What is required » From the records below, print only the part that opens with the line containing "What matplotlib code" and closes with the line containing "85, 90, 95]"; omit the pictures.

[Source code of charts]
»»
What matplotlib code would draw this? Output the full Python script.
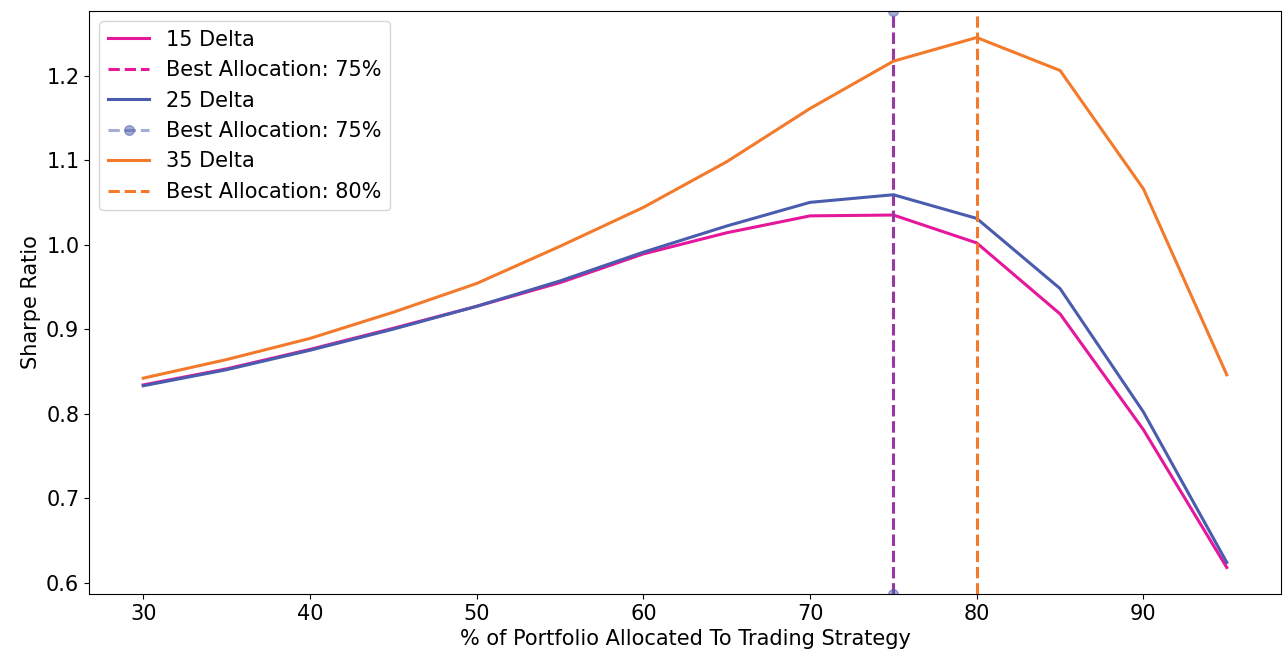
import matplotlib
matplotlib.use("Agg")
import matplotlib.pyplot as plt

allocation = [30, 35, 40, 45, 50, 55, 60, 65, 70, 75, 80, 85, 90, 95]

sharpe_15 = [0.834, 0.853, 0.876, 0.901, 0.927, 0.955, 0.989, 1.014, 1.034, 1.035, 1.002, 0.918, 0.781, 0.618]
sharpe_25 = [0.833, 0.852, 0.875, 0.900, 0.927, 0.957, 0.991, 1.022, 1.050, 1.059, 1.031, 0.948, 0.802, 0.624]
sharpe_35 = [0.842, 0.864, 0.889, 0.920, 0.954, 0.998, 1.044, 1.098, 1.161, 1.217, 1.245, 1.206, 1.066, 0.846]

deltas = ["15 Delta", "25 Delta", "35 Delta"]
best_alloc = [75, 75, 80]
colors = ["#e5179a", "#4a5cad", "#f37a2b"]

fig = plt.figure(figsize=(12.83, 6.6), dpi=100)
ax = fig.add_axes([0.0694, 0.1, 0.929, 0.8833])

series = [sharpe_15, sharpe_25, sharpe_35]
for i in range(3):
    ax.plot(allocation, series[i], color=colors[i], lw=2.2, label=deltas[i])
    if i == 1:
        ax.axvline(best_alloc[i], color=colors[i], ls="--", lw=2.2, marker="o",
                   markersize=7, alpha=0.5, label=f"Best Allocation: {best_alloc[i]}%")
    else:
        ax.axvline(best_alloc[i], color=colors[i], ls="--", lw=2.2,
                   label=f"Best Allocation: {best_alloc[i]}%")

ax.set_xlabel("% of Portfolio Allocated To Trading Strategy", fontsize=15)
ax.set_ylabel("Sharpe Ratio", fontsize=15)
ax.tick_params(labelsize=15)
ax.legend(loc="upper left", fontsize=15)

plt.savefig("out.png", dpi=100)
««
»»
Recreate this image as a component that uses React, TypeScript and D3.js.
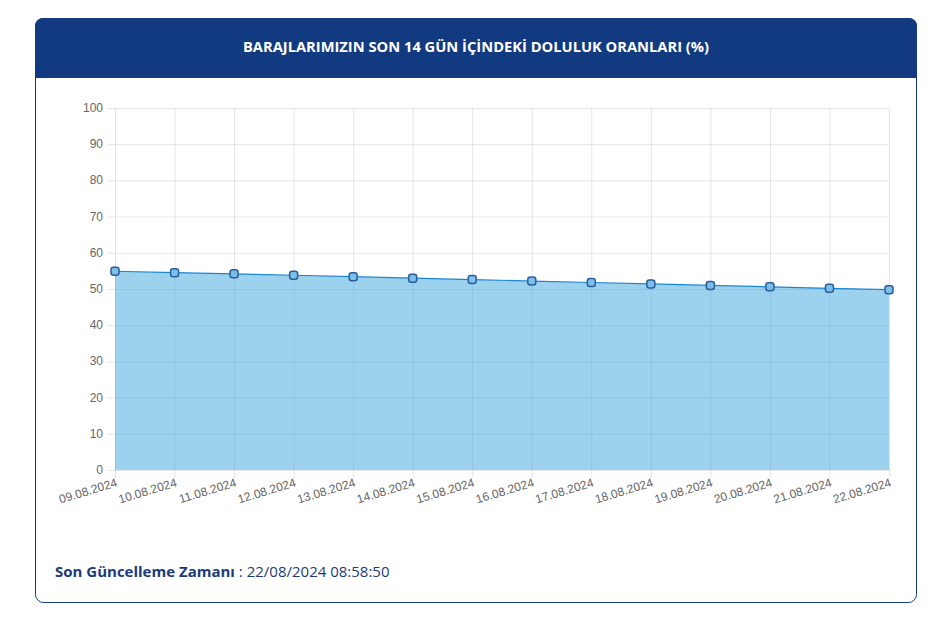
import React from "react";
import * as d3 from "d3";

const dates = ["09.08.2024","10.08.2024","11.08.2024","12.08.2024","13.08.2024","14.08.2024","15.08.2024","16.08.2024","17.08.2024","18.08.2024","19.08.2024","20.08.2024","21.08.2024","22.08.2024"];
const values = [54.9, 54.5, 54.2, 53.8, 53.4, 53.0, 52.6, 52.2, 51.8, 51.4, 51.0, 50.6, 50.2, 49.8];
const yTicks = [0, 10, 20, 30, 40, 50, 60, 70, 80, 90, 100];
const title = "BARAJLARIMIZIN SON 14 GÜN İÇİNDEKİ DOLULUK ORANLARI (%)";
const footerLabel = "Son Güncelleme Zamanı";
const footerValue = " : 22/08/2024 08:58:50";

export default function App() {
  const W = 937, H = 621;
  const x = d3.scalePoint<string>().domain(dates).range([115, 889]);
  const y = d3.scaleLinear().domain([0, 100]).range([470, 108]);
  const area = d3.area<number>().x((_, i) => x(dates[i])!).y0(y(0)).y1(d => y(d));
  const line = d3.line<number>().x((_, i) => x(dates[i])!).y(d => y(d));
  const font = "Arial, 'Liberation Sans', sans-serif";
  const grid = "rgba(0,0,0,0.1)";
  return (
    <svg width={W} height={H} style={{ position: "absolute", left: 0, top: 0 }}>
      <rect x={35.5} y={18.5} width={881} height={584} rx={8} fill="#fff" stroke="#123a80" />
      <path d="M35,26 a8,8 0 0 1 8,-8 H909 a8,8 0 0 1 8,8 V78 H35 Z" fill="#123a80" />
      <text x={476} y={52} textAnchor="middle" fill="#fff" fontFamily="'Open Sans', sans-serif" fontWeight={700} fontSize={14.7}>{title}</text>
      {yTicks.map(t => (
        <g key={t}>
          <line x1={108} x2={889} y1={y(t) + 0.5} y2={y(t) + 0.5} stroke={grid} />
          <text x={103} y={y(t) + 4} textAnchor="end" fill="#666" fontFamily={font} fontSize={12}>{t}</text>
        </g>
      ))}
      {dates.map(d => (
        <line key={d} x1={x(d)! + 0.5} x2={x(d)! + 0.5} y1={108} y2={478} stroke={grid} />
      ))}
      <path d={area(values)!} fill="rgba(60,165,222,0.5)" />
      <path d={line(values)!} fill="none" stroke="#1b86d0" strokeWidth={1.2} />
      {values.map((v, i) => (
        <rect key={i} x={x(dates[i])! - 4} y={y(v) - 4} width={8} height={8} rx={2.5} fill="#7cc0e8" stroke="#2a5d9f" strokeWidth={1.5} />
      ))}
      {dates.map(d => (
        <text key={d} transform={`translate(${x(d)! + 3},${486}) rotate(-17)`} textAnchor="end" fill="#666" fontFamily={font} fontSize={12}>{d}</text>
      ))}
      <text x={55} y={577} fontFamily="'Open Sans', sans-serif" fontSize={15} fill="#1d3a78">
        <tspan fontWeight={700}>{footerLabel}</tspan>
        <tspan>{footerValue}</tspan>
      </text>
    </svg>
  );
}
««
»»
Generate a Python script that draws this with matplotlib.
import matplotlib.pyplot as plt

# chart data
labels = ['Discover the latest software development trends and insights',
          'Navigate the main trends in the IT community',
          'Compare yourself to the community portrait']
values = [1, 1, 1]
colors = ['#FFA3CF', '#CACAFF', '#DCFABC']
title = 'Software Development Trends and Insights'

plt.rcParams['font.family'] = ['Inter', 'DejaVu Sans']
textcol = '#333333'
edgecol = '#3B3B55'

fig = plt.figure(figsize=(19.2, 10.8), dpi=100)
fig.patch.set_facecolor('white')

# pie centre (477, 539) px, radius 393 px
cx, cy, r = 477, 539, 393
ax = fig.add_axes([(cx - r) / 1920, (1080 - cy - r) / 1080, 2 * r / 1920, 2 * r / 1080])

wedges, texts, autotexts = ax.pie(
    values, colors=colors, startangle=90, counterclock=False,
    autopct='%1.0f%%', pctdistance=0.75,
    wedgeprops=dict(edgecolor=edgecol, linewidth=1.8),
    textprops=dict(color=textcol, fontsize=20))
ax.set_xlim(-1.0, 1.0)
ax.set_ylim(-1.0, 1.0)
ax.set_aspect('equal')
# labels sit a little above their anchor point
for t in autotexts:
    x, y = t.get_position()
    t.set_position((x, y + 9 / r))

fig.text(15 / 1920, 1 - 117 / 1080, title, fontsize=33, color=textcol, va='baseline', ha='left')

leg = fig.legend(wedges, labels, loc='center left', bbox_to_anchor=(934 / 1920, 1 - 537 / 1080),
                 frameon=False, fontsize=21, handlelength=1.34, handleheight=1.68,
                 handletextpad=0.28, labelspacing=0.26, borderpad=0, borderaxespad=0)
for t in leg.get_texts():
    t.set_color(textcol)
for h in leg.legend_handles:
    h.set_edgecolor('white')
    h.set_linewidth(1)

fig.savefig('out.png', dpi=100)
««
Task output »
What matplotlib code would draw this? Output the full Python script.
import matplotlib
matplotlib.use("Agg")
import matplotlib.pyplot as plt

allocation = [30, 35, 40, 45, 50, 55, 60, 65, 70, 75, 80, 85, 90, 95]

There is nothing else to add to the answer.